Provided data:
┌────────

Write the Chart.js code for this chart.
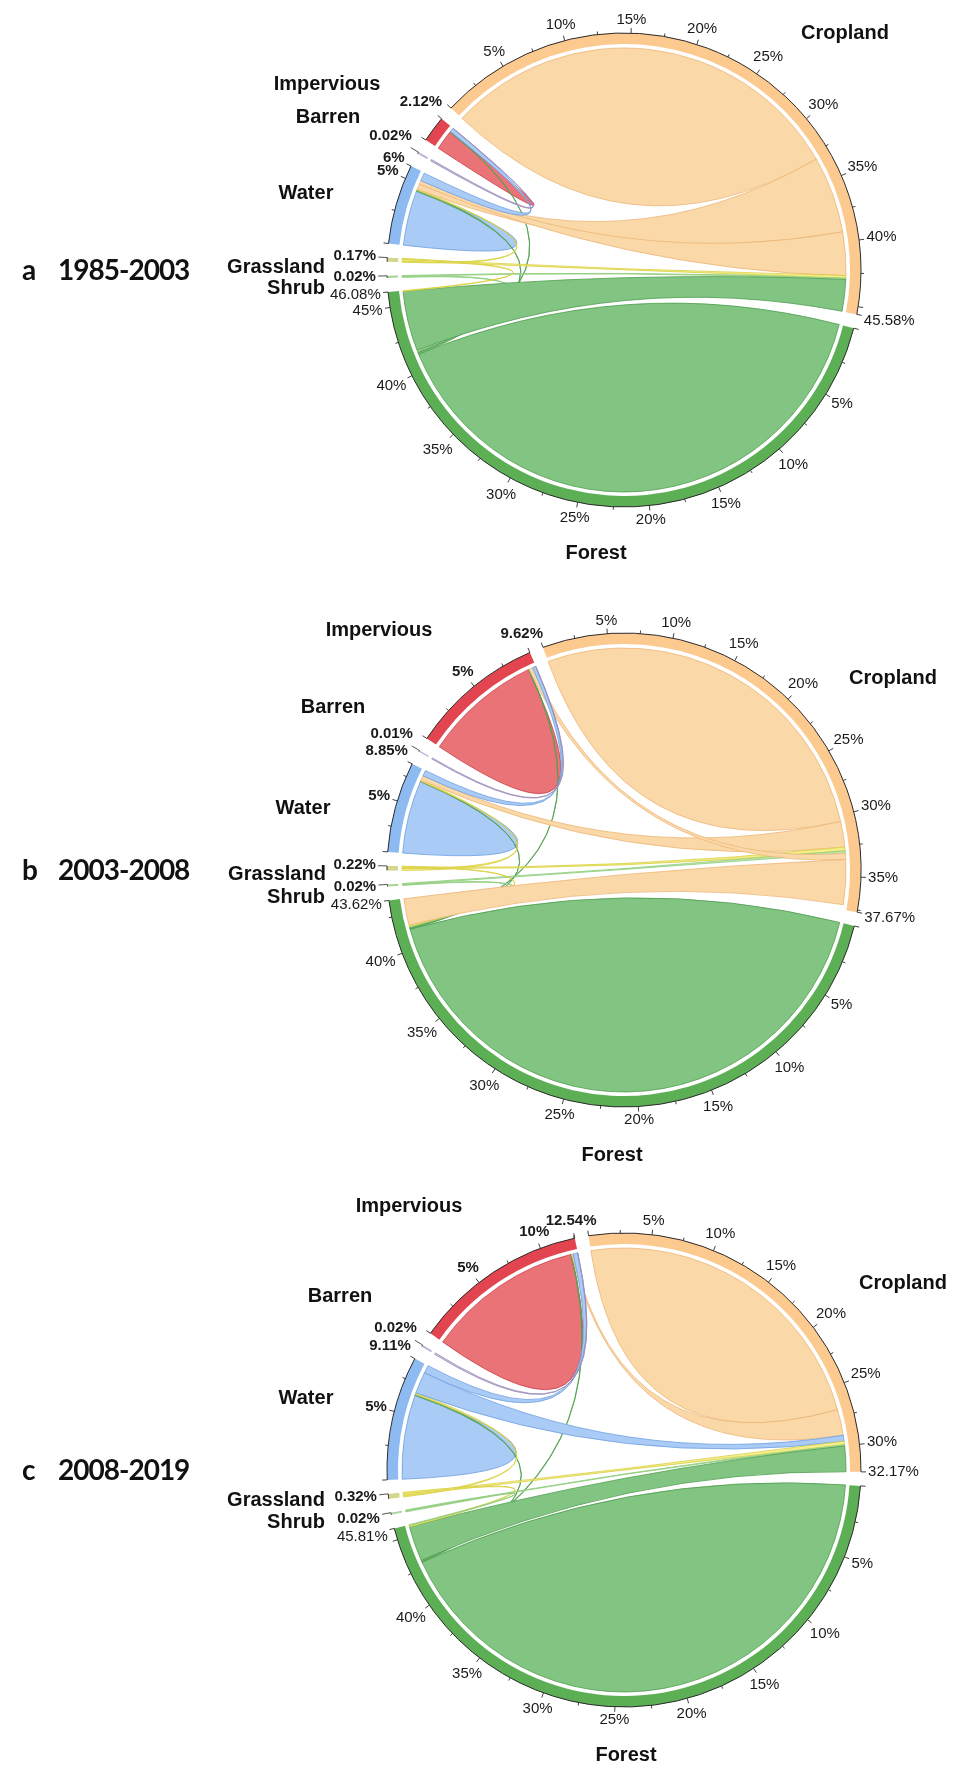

└────────
┌────────

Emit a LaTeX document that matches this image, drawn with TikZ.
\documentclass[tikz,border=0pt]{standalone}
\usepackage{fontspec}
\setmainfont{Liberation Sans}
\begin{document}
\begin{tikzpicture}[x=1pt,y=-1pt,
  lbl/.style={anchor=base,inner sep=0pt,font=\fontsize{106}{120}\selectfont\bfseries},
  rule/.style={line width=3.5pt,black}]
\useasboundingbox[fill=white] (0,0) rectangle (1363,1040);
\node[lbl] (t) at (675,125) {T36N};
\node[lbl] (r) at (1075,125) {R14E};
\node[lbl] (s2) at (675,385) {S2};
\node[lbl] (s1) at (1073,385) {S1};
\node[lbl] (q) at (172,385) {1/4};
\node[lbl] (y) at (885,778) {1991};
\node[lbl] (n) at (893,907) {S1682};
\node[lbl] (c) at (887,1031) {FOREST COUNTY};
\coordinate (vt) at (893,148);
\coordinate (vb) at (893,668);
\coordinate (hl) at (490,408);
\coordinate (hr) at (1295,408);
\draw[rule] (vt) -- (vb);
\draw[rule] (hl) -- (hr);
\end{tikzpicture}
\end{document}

└────────

Problem description: Using the material above, copy every line in which the string "this" occurs.

Full answer:
Write the Chart.js code for this chart.
Emit a LaTeX document that matches this image, drawn with TikZ.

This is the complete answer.